Folks, no squirrel in his right mind is going out in this kind of rain…and if we do, it’s to grab an acorn and head back to the ol’ leaf nest.

So how about a glimpse of our lovely local pond before it began raining?

Reston National Golf Course pond

Maybe that will relax a few of you human readers as we buck up for more rain.


Pokeweed, leave it or weed it?

American Pokeweed

The berries of American Pokeweed, Phytolacca americana, are poisonous. And oh-so tempting to you humans, especially when they are in full ripeness –and at their most toxic!–this time of year.

Pokeweed in late summer

The plant is big and weedy and produces many berries. No wonder it can take over a farmer’s field!

Yet there are birds who will eat them with no harmful effects, like the Northern Cardinal, Northern Mockingbird, Gray catbird and Brown Thrasher.


One of Nature’s Mysteries to Solve

Hey there,

Nutmeg advised you human readers to leave your flower seedbeds for the birds, but here’s a plant you should clean up.

mystery #164

Know what it is and why?

Make your guesses and I’ll return later with the answers.

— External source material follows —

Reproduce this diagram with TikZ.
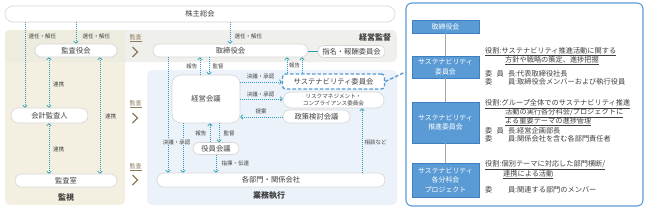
\documentclass[tikz,border=0pt]{standalone}
\usepackage{fontspec}
\setmainfont{Noto Sans CJK JP}
\usetikzlibrary{arrows.meta,calc}
\definecolor{beige}{HTML}{F4F0E1}
\definecolor{beigetop}{HTML}{EEECDE}
\definecolor{grayband}{HTML}{EFEFEC}
\definecolor{bluepanel}{HTML}{EBF2F9}
\definecolor{tealc}{HTML}{2A9CB5}
\definecolor{pillline}{HTML}{D6D6D6}
\definecolor{txt}{HTML}{404040}
\definecolor{kansa}{HTML}{8C7A5B}
\definecolor{dashblue}{HTML}{5A9AD2}
\definecolor{boxblue}{HTML}{5B9BD5}
\definecolor{boxedge}{HTML}{3F80C2}
\tikzset{
  pill/.style={draw=pillline, fill=white, rounded corners=6.5pt, minimum height=13pt, inner sep=0pt, font=\fontsize{7.3}{8}\selectfont, text=txt, line width=0.6pt},
  arr/.style={tealc, line width=0.7pt, dash pattern=on 1pt off 1pt, -{Straight Barb[length=2pt,width=4.5pt]}},
  darr/.style={tealc, line width=0.7pt, dash pattern=on 1pt off 1pt, {Straight Barb[length=2pt,width=4.5pt]}-{Straight Barb[length=2pt,width=4.5pt]}},
  lbl/.style={font=\fontsize{5.5}{6}\selectfont, text=txt, inner sep=0.5pt},
  kansalbl/.style={font=\fontsize{6}{6}\selectfont, text=kansa, inner sep=0pt},
  chev/.style={kansa, line width=1.1pt},
  head/.style={font=\fontsize{8}{9}\selectfont\bfseries, text=txt, inner sep=0pt},
  rbox/.style={draw=boxedge, fill=boxblue, text=white, minimum width=67pt, inner sep=0pt, font=\fontsize{6.9}{9.8}\selectfont, align=center, line width=0.6pt},
  rtxt/.style={anchor=west, font=\fontsize{7.2}{8}\selectfont, text=txt, inner sep=0pt},
}
\begin{document}
\begin{tikzpicture}[x=1pt,y=-1pt]
\useasboundingbox (0,0) rectangle (645,209);
% panels
\fill[grayband, rounded corners=5pt] (5,30) rectangle (397,62);
\fill[beige, rounded corners=5pt] (5,30) rectangle (125,205);
\begin{scope}
  \clip[rounded corners=5pt] (5,30) rectangle (125,205);
  \fill[beigetop] (5,30) rectangle (125,62);
\end{scope}
\fill[bluepanel, rounded corners=5pt] (147,70) rectangle (397,205);
% coordinates
\coordinate (c25) at (25,0);
\coordinate (c49) at (49,0);
\coordinate (c76) at (76,0);
\coordinate (c100) at (100,0);
\coordinate (c168) at (168,0);
\coordinate (c183) at (183,0);
\coordinate (c200) at (200,0);
\coordinate (c209) at (209,0);
\coordinate (c210) at (210,0);
\coordinate (c216) at (216,0);
\coordinate (c219) at (219,0);
\coordinate (c230) at (230,0);
\coordinate (c287) at (287,0);
\coordinate (c302) at (302,0);
\coordinate (c362) at (362,0);
\coordinate (y51) at (0,51);
\coordinate (y72) at (0,72);
\coordinate (y82) at (0,82);
\coordinate (y99) at (0,99);
\coordinate (y117) at (0,117);
% nodes left / middle
\node[pill, minimum width=390pt, minimum height=16pt, rounded corners=8pt] (kabu) at (200,14) {株主総会};
\node[pill, minimum width=82pt] (kansayaku) at (76,50.5) {監査役会};
\node[pill, minimum width=77pt, minimum height=15pt, rounded corners=7.5pt] (kaikei) at (49.5,115.5) {会計監査人};
\node[pill, minimum width=102pt] (kansashitsu) at (66,180.5) {監査室};
\node[pill, minimum width=155pt] (torishimari) at (230.5,50.5) {取締役会};
\node[pill, minimum width=67pt, minimum height=12pt, rounded corners=6pt] (shimei) at (351.5,51.5) {指名・報酬委員会};
\node[pill, minimum width=68pt, minimum height=48pt, rounded corners=9pt] (keiei) at (206,99) {経営会議};
\node[pill, draw=dashblue, line width=1.4pt, dash pattern=on 3.5pt off 2pt, rounded corners=3pt, minimum width=102pt, minimum height=15pt] (sustain) at (333.5,81.5) {サステナビリティ委員会};
\node[pill, minimum width=101pt, minimum height=16pt, rounded corners=8pt, align=center, font=\fontsize{5.6}{6.2}\selectfont] (risk) at (333.5,100) {リスクマネジメント・\\コンプライアンス委員会};
\node[pill, minimum width=67pt] (seisaku) at (316.5,116.5) {政策検討会議};
\node[pill, minimum width=46pt, minimum height=12pt, rounded corners=6pt] (yakuin) at (216,148.5) {役員会議};
\node[pill, minimum width=228pt, minimum height=14pt, rounded corners=7pt] (kakubu) at (271,180) {各部門・関係会社};
% headings
\node[head] (kanshi) at (66,197) {監視};
\node[head] (gyomu) at (269,196) {業務執行};
\node[head] (keieikantoku) at (375,37) {経営監督};
% kansa marks
\node[kansalbl] (k1) at (135.5,38) {\underline{監査}};
\node[kansalbl] (k2) at (135.5,104) {\underline{監査}};
\node[kansalbl] (k3) at (135.5,167) {\underline{監査}};
\draw[chev] (132.5,47) -- (137.5,52) -- (132.5,57);
\draw[chev] (132.5,113) -- (137.5,118) -- (132.5,123);
\draw[chev] (132.5,175) -- (137.5,180) -- (132.5,185);
% arrows left
\draw[arr] (kabu.south -| c25) -- (kaikei.north -| c25);
\node[lbl, anchor=west] (l1) at (28,36) {選任・解任};
\draw[arr] (kabu.south -| c76) -- (kansayaku.north -| c76);
\node[lbl, anchor=west] (l2) at (82,36) {選任・解任};
\draw[darr] (kansayaku.south -| c49) -- (kaikei.north -| c49);
\node[lbl, anchor=west] (l3) at (52.5,84) {連携};
\draw[darr] (kansayaku.south -| c100) -- (kansashitsu.north -| c100);
\node[lbl, anchor=west] (l4) at (104.5,116) {連携};
\draw[darr] (kaikei.south -| c49) -- (kansashitsu.north -| c49);
\node[lbl, anchor=west] (l5) at (52.5,149) {連携};
% arrows middle
\draw[arr] (kabu.south -| c230) -- (torishimari.north -| c230);
\node[lbl, anchor=west] (l6) at (234,36) {選任・解任};
\draw[arr] (torishimari.south -| c168) -- (kakubu.north -| c168);
\draw[arr] (keiei.south -| c183) -- (kakubu.north -| c183);
\node[lbl, fill=bluepanel] (l7) at (176.5,142) {決議・承認};
\draw[arr] (keiei.north -| c200) -- (torishimari.south -| c200);
\node[lbl, anchor=east] (l8) at (198,66) {報告};
\draw[arr] (torishimari.south -| c209) -- (keiei.north -| c209);
\node[lbl, anchor=west] (l9) at (212,66) {監督};
\draw[arr] (keiei.east |- y82) -- (sustain.west |- y82);
\node[lbl] (l10) at (260.5,76) {決議・承認};
\draw[arr] (keiei.east |- y99) -- (risk.west |- y99);
\node[lbl] (l11) at (260.5,94) {決議・承認};
\draw[arr] (seisaku.west |- y117) -- (keiei.east |- y117);
\node[lbl] (l12) at (261,111) {提案};
\draw[arr] (yakuin.north -| c210) -- (keiei.south -| c210);
\node[lbl, anchor=east] (l13) at (207,133) {報告};
\draw[arr] (keiei.south -| c219) -- (yakuin.north -| c219);
\node[lbl, anchor=west] (l14) at (223,133) {監督};
\draw[arr] (yakuin.south -| c216) -- (kakubu.north -| c216);
\node[lbl, anchor=west] (l15) at (221,163) {指揮・伝達};
\draw[arr] (sustain.north -| c287) -- (torishimari.south -| c287);
\draw[arr] (sustain.north -| c302) -- (torishimari.south -| c302);
\node[lbl] (l16) at (294.5,65) {報告};
\draw[arr] (kakubu.north -| c362) -- (risk.south -| c362);
\node[lbl, anchor=west] (l17) at (364,142) {相談など};
\draw[tealc, line width=1pt] (torishimari.east |- y51) -- (shimei.west |- y51);
% right panel
\node[draw=boxblue, line width=1.1pt, rounded corners=6pt, fill=white, minimum width=237pt, minimum height=203pt, inner sep=0pt] (rp) at (524.5,104.5) {};
\draw[dashblue, line width=1.4pt, dash pattern=on 3.5pt off 2pt] (sustain.east) -- (rp.west |- y72);
\node[rbox, minimum height=13pt] (r1) at (445.5,26.5) {取締役会};
\node[rbox, minimum height=22pt] (r2) at (445.5,67) {サステナビリティ\\委員会};
\node[rbox, minimum height=41pt] (r3) at (445.5,122.5) {サステナビリティ\\推進委員会};
\node[rbox, minimum height=34pt, font=\fontsize{6.9}{9.5}\selectfont] (r4) at (445.5,180) {サステナビリティ\\各分科会\\プロジェクト};
\draw[gray!70, line width=0.8pt] (r1) -- (r2);
\draw[gray!70, line width=0.8pt] (r2) -- (r3);
\draw[gray!70, line width=0.8pt] (r3) -- (r4);
% right texts
\node[rtxt] (t1a) at (485,51.5) {\underline{役割:サステナビリティ推進活動に関する}};
\node[rtxt] (t1b) at (505,60.3) {\underline{方針や戦略の策定、進捗把握}};
\node[rtxt] (t1c) at (485,73.5) {\makebox[30pt][s]{委\hfill 員\hfill 長}:代表取締役社長};
\node[rtxt] (t1d) at (485,81.5) {\makebox[30pt][s]{委\hfill 員}:取締役会メンバーおよび執行役員};
\node[rtxt] (t2a) at (485,104.2) {\underline{役割:グループ全体でのサステナビリティ推進}};
\node[rtxt] (t2b) at (505,113.3) {\underline{活動の実行各分科会/プロジェクトに}};
\node[rtxt] (t2c) at (505,121.8) {\underline{よる重要テーマの進捗管理}};
\node[rtxt] (t2d) at (485,130.5) {\makebox[30pt][s]{委\hfill 員\hfill 長}:経営企画部長};
\node[rtxt] (t2e) at (485,138.5) {\makebox[30pt][s]{委\hfill 員}:関係会社を含む各部門責任者};
\node[rtxt] (t3a) at (485,165.5) {\underline{役割:個別テーマに対応した部門横断/}};
\node[rtxt] (t3b) at (503,174.7) {\underline{連携による活動}};
\node[rtxt] (t3c) at (485,190) {\makebox[30pt][s]{委\hfill 員}:関連する部門のメンバー};
\end{tikzpicture}
\end{document}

Hmm, here’s a vine you humans ought to become more familiar with–because it’s terribly invasive! You’ll want to get rid of Mile-a-Minute Weed the second you see it.

Mile-a-Minute Weed

The triangular leaves and barbed stems are a great way to identify it, even if you don’t notice that the vine is growing 6 inches a day. Yes, it can take over quickly, and we squirrels beg you to keep this from happening! We like our native foods better, though some deer, chipmunks, mice and birds will eat them. Of course, that’s another way the Mile-a-Minute Weed is spreading.

Did you notice some of the leaves have holes in them? That’s because some great humans have released a weevil that eats Mile-a-Minute Weed leaves, then lays its eggs in the stems. The larvae eat the plant from the inside. Read more about Mile-a-Minute Weed and this weevil on this New York Invasive Species Information bulletin.

One of Nature’s Mysteries to Solve

Hey there!

It’s fall, and plants are doing what they do…

mystery #163

And idea what this is from?

Post your guesses in the comments and I’ll check back later!


These are the seedpods of a common wildflower that grows throughout North America. After we did some research, we squirrels can guess why you humans might avoid this rather invasive plant–its scientific name, Apocynum, means ‘Away dog’! Indian Hemp or Dogbane, Apocynum cannabinum, is poisonous to dogs and livestock if ingested. We squirrels are staying away from it and suggest you humans  do the same.

indian hemp, dogbane

The leaves are opposite and simple little lobes, the flowers are whitish-green (not the purple flowers in the background!) and attract butterflies in late summer. We thought we might have photos of the tiny blossoms, but we don’t so perhaps you’d like to see them on this Primitive Ways website, which also shows how you can gather the stalks and make cord from them.